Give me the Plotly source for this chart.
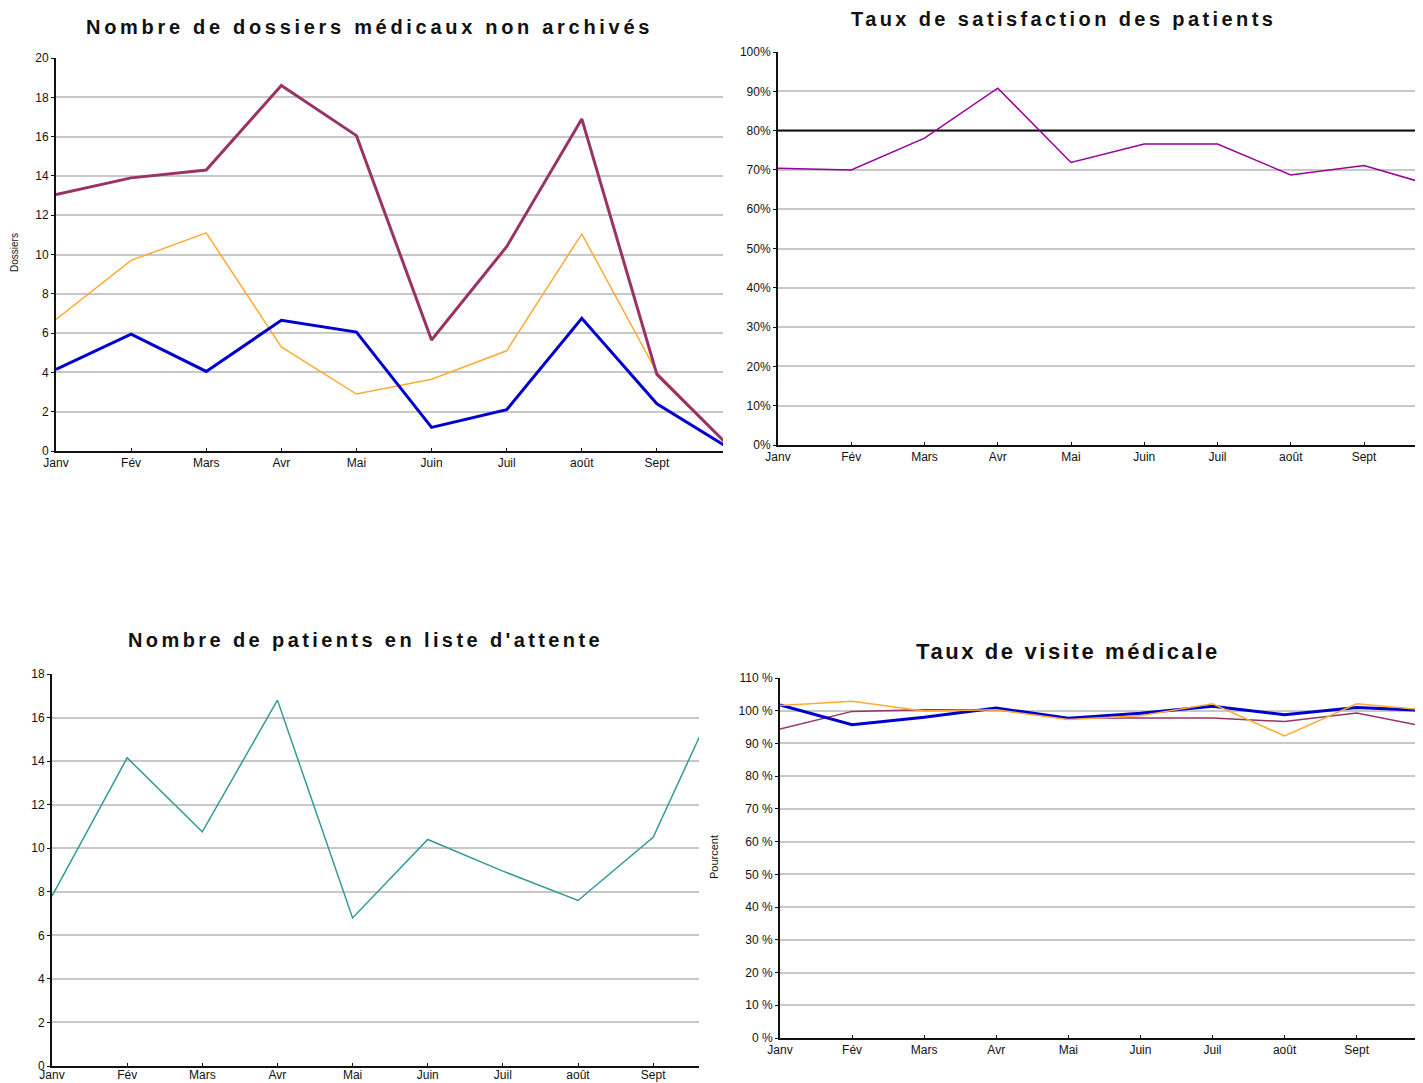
import plotly.graph_objects as go

# page size and the page offset of the figure (default body margin)
PAGE_W, PAGE_H = 1423, 1083
OFF = 8
W, H = PAGE_W - OFF, PAGE_H - OFF

months = ["Janv", "Fév", "Mars", "Avr", "Mai", "Juin", "Juil", "août", "Sept", "Oct"]

# Chart 1 - Nombre de dossiers médicaux non archivés
dossiers_violet = [13.05, 13.9, 14.3, 18.6, 16.05, 5.65, 10.4, 16.9, 3.9, 0.1]
dossiers_orange = [6.7, 9.7, 11.1, 5.3, 2.9, 3.65, 5.1, 11.05, 4.0, 0.1]
dossiers_bleu = [4.15, 5.95, 4.05, 6.65, 6.05, 1.2, 2.1, 6.75, 2.4, 0.05]

# Chart 2 - Taux de satisfaction des patients (%)
satisfaction = [70.4, 70.0, 78.1, 90.8, 71.9, 76.6, 76.6, 68.7, 71.1, 65.7]
satisfaction_cible = 80

# Chart 3 - Nombre de patients en liste d'attente
attente = [7.8, 14.15, 10.75, 16.8, 6.8, 10.4, 8.95, 7.6, 10.5, 18.0]

# Chart 4 - Taux de visite médicale (%)
visite_bleu = [101.8, 95.7, 98.0, 100.8, 97.7, 99.2, 101.4, 98.8, 101.0, 100.0]
visite_orange = [101.6, 102.9, 99.9, 100.3, 97.3, 98.5, 102.1, 92.3, 102.1, 100.2]
visite_violet = [94.4, 99.8, 100.3, 100.3, 97.8, 97.8, 97.8, 96.7, 99.3, 95.0]

C_VIOLET = "#993366"
C_ORANGE = "#FFAA33"
C_BLEU = "#0000CC"
C_MAGENTA = "#990099"
C_TEAL = "#339999"


def px_x(v):
    return min(1.0, max(0.0, (v - OFF) / W))


def px_y(v):
    return min(1.0, max(0.0, 1 - (v - OFF) / H))


fig = go.Figure()

panels = [
    # (xaxis, yaxis, x page-px domain, y page-px domain (top,bottom), xrange end, yrange, dtick, suffix, x label standoff)
    ("x", "y", (56, 723), (58, 451), 8.88, (0, 20), 2, "", 0),
    ("x2", "y2", (778, 1423), (52, 445), 8.805, (0, 100), 10, "%", 0),
    ("x3", "y3", (52, 699), (674, 1066), 8.61, (0, 18), 2, "", -3),
    ("x4", "y4", (780, 1423), (678, 1038), 8.92, (0, 110), 10, " %", 0),
]

tickfont = dict(family="Liberation Sans, Arial, sans-serif", size=12, color="#111111")

for xa, ya, (x0, x1), (yt, yb), xend, yr, dt, suf, xso in panels:
    xkey = "xaxis" if xa == "x" else "xaxis" + xa[1:]
    ykey = "yaxis" if ya == "y" else "yaxis" + ya[1:]
    fig.layout[xkey] = dict(
        domain=[px_x(x0), px_x(x1)],
        anchor=ya,
        type="category",
        range=[0, xend],
        showgrid=False,
        showline=True,
        linecolor="#111111",
        linewidth=2,
        ticks="inside",
        ticklen=3,
        tickcolor="#111111",
        tickfont=tickfont,
        ticklabelstandoff=xso,
        zeroline=False,
        automargin=False,
        fixedrange=True,
    )
    fig.layout[ykey] = dict(
        domain=[px_y(yb), px_y(yt)],
        anchor=xa,
        range=list(yr),
        dtick=dt,
        tick0=0,
        ticksuffix=suf,
        showgrid=True,
        gridcolor="#C8C8C8",
        gridwidth=2,
        showline=True,
        linecolor="#111111",
        linewidth=2,
        ticks="outside",
        ticklen=3,
        tickcolor="#111111",
        tickfont=tickfont,
        zeroline=False,
        automargin=False,
        fixedrange=True,
    )

# Chart 1 traces
fig.add_trace(go.Scatter(x=months, y=dossiers_orange, mode="lines",
                         line=dict(color=C_ORANGE, width=1.5), xaxis="x", yaxis="y"))
fig.add_trace(go.Scatter(x=months, y=dossiers_violet, mode="lines",
                         line=dict(color=C_VIOLET, width=3), xaxis="x", yaxis="y"))
fig.add_trace(go.Scatter(x=months, y=dossiers_bleu, mode="lines",
                         line=dict(color=C_BLEU, width=3), xaxis="x", yaxis="y"))

# Chart 2 traces
fig.add_trace(go.Scatter(x=months, y=[satisfaction_cible] * len(months), mode="lines",
                         line=dict(color="#111111", width=2), xaxis="x2", yaxis="y2"))
fig.add_trace(go.Scatter(x=months, y=satisfaction, mode="lines",
                         line=dict(color=C_MAGENTA, width=1.5), xaxis="x2", yaxis="y2"))

# Chart 3 traces
fig.add_trace(go.Scatter(x=months, y=attente, mode="lines",
                         line=dict(color=C_TEAL, width=1.5), xaxis="x3", yaxis="y3"))

# Chart 4 traces
fig.add_trace(go.Scatter(x=months, y=visite_violet, mode="lines",
                         line=dict(color=C_VIOLET, width=1.5), xaxis="x4", yaxis="y4"))
fig.add_trace(go.Scatter(x=months, y=visite_bleu, mode="lines",
                         line=dict(color=C_BLEU, width=3), xaxis="x4", yaxis="y4"))
fig.add_trace(go.Scatter(x=months, y=visite_orange, mode="lines",
                         line=dict(color=C_ORANGE, width=1.5), xaxis="x4", yaxis="y4"))


def spaced(t, ls):
    return '<span style="letter-spacing:%gpx"><b>%s</b></span>' % (ls, t)


titles = [
    ("Nombre de dossiers médicaux non archivés", 369, 27, 3.7, 20),
    ("Taux de satisfaction des patients", 1063, 19, 3.4, 20),
    ("Nombre de patients en liste d'attente", 365, 640, 3.4, 20),
    ("Taux de visite médicale", 1068, 651, 2.6, 22),
]
for t, cx, cy, ls, fs in titles:
    fig.add_annotation(text=spaced(t, ls), x=px_x(cx), y=px_y(cy), xref="paper", yref="paper",
                       xanchor="center", yanchor="middle", showarrow=False,
                       font=dict(family="Liberation Sans, Arial, sans-serif", size=fs, color="#111111"))

fig.add_annotation(text="Dossiers", x=px_x(15), y=px_y(253), xref="paper", yref="paper",
                   textangle=-90, showarrow=False, xanchor="center", yanchor="middle",
                   font=dict(family="Liberation Sans, Arial, sans-serif", size=10, color="#111111"))
fig.add_annotation(text="Pourcent", x=px_x(714), y=px_y(857), xref="paper", yref="paper",
                   textangle=-90, showarrow=False, xanchor="center", yanchor="middle",
                   font=dict(family="Liberation Sans, Arial, sans-serif", size=11, color="#111111"))

fig.update_layout(
    width=W, height=H,
    margin=dict(l=0, r=0, t=0, b=0, autoexpand=False),
    paper_bgcolor="white",
    plot_bgcolor="white",
    showlegend=False,
)

fig.write_html("out.html")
....................
DO THIS. All of the lines above should be retyped precisely, apart from the pictures.

COMPLETED TASK.
Give me the Plotly source for this chart.
import plotly.graph_objects as go

# page size and the page offset of the figure (default body margin)
PAGE_W, PAGE_H = 1423, 1083
OFF = 8
W, H = PAGE_W - OFF, PAGE_H - OFF

months = ["Janv", "Fév", "Mars", "Avr", "Mai", "Juin", "Juil", "août", "Sept", "Oct"]

# Chart 1 - Nombre de dossiers médicaux non archivés
dossiers_violet = [13.05, 13.9, 14.3, 18.6, 16.05, 5.65, 10.4, 16.9, 3.9, 0.1]
dossiers_orange = [6.7, 9.7, 11.1, 5.3, 2.9, 3.65, 5.1, 11.05, 4.0, 0.1]
dossiers_bleu = [4.15, 5.95, 4.05, 6.65, 6.05, 1.2, 2.1, 6.75, 2.4, 0.05]

# Chart 2 - Taux de satisfaction des patients (%)
satisfaction = [70.4, 70.0, 78.1, 90.8, 71.9, 76.6, 76.6, 68.7, 71.1, 65.7]
satisfaction_cible = 80

# Chart 3 - Nombre de patients en liste d'attente
attente = [7.8, 14.15, 10.75, 16.8, 6.8, 10.4, 8.95, 7.6, 10.5, 18.0]

# Chart 4 - Taux de visite médicale (%)
visite_bleu = [101.8, 95.7, 98.0, 100.8, 97.7, 99.2, 101.4, 98.8, 101.0, 100.0]
visite_orange = [101.6, 102.9, 99.9, 100.3, 97.3, 98.5, 102.1, 92.3, 102.1, 100.2]
visite_violet = [94.4, 99.8, 100.3, 100.3, 97.8, 97.8, 97.8, 96.7, 99.3, 95.0]

C_VIOLET = "#993366"
C_ORANGE = "#FFAA33"
C_BLEU = "#0000CC"
C_MAGENTA = "#990099"
C_TEAL = "#339999"


def px_x(v):
    return min(1.0, max(0.0, (v - OFF) / W))


def px_y(v):
    return min(1.0, max(0.0, 1 - (v - OFF) / H))


fig = go.Figure()

panels = [
    # (xaxis, yaxis, x page-px domain, y page-px domain (top,bottom), xrange end, yrange, dtick, suffix, x label standoff)
    ("x", "y", (56, 723), (58, 451), 8.88, (0, 20), 2, "", 0),
    ("x2", "y2", (778, 1423), (52, 445), 8.805, (0, 100), 10, "%", 0),
    ("x3", "y3", (52, 699), (674, 1066), 8.61, (0, 18), 2, "", -3),
    ("x4", "y4", (780, 1423), (678, 1038), 8.92, (0, 110), 10, " %", 0),
]

tickfont = dict(family="Liberation Sans, Arial, sans-serif", size=12, color="#111111")

for xa, ya, (x0, x1), (yt, yb), xend, yr, dt, suf, xso in panels:
    xkey = "xaxis" if xa == "x" else "xaxis" + xa[1:]
    ykey = "yaxis" if ya == "y" else "yaxis" + ya[1:]
    fig.layout[xkey] = dict(
        domain=[px_x(x0), px_x(x1)],
        anchor=ya,
        type="category",
        range=[0, xend],
        showgrid=False,
        showline=True,
        linecolor="#111111",
        linewidth=2,
        ticks="inside",
        ticklen=3,
        tickcolor="#111111",
        tickfont=tickfont,
        ticklabelstandoff=xso,
        zeroline=False,
        automargin=False,
        fixedrange=True,
    )
    fig.layout[ykey] = dict(
        domain=[px_y(yb), px_y(yt)],
        anchor=xa,
        range=list(yr),
        dtick=dt,
        tick0=0,
        ticksuffix=suf,
        showgrid=True,
        gridcolor="#C8C8C8",
        gridwidth=2,
        showline=True,
        linecolor="#111111",
        linewidth=2,
        ticks="outside",
        ticklen=3,
        tickcolor="#111111",
        tickfont=tickfont,
        zeroline=False,
        automargin=False,
        fixedrange=True,
    )

# Chart 1 traces
fig.add_trace(go.Scatter(x=months, y=dossiers_orange, mode="lines",
                         line=dict(color=C_ORANGE, width=1.5), xaxis="x", yaxis="y"))
fig.add_trace(go.Scatter(x=months, y=dossiers_violet, mode="lines",
                         line=dict(color=C_VIOLET, width=3), xaxis="x", yaxis="y"))
fig.add_trace(go.Scatter(x=months, y=dossiers_bleu, mode="lines",
                         line=dict(color=C_BLEU, width=3), xaxis="x", yaxis="y"))

# Chart 2 traces
fig.add_trace(go.Scatter(x=months, y=[satisfaction_cible] * len(months), mode="lines",
                         line=dict(color="#111111", width=2), xaxis="x2", yaxis="y2"))
fig.add_trace(go.Scatter(x=months, y=satisfaction, mode="lines",
                         line=dict(color=C_MAGENTA, width=1.5), xaxis="x2", yaxis="y2"))

# Chart 3 traces
fig.add_trace(go.Scatter(x=months, y=attente, mode="lines",
                         line=dict(color=C_TEAL, width=1.5), xaxis="x3", yaxis="y3"))

# Chart 4 traces
fig.add_trace(go.Scatter(x=months, y=visite_violet, mode="lines",
                         line=dict(color=C_VIOLET, width=1.5), xaxis="x4", yaxis="y4"))
fig.add_trace(go.Scatter(x=months, y=visite_bleu, mode="lines",
                         line=dict(color=C_BLEU, width=3), xaxis="x4", yaxis="y4"))
fig.add_trace(go.Scatter(x=months, y=visite_orange, mode="lines",
                         line=dict(color=C_ORANGE, width=1.5), xaxis="x4", yaxis="y4"))


def spaced(t, ls):
    return '<span style="letter-spacing:%gpx"><b>%s</b></span>' % (ls, t)


titles = [
    ("Nombre de dossiers médicaux non archivés", 369, 27, 3.7, 20),
    ("Taux de satisfaction des patients", 1063, 19, 3.4, 20),
    ("Nombre de patients en liste d'attente", 365, 640, 3.4, 20),
    ("Taux de visite médicale", 1068, 651, 2.6, 22),
]
for t, cx, cy, ls, fs in titles:
    fig.add_annotation(text=spaced(t, ls), x=px_x(cx), y=px_y(cy), xref="paper", yref="paper",
                       xanchor="center", yanchor="middle", showarrow=False,
                       font=dict(family="Liberation Sans, Arial, sans-serif", size=fs, color="#111111"))

fig.add_annotation(text="Dossiers", x=px_x(15), y=px_y(253), xref="paper", yref="paper",
                   textangle=-90, showarrow=False, xanchor="center", yanchor="middle",
                   font=dict(family="Liberation Sans, Arial, sans-serif", size=10, color="#111111"))
fig.add_annotation(text="Pourcent", x=px_x(714), y=px_y(857), xref="paper", yref="paper",
                   textangle=-90, showarrow=False, xanchor="center", yanchor="middle",
                   font=dict(family="Liberation Sans, Arial, sans-serif", size=11, color="#111111"))

fig.update_layout(
    width=W, height=H,
    margin=dict(l=0, r=0, t=0, b=0, autoexpand=False),
    paper_bgcolor="white",
    plot_bgcolor="white",
    showlegend=False,
)

fig.write_html("out.html")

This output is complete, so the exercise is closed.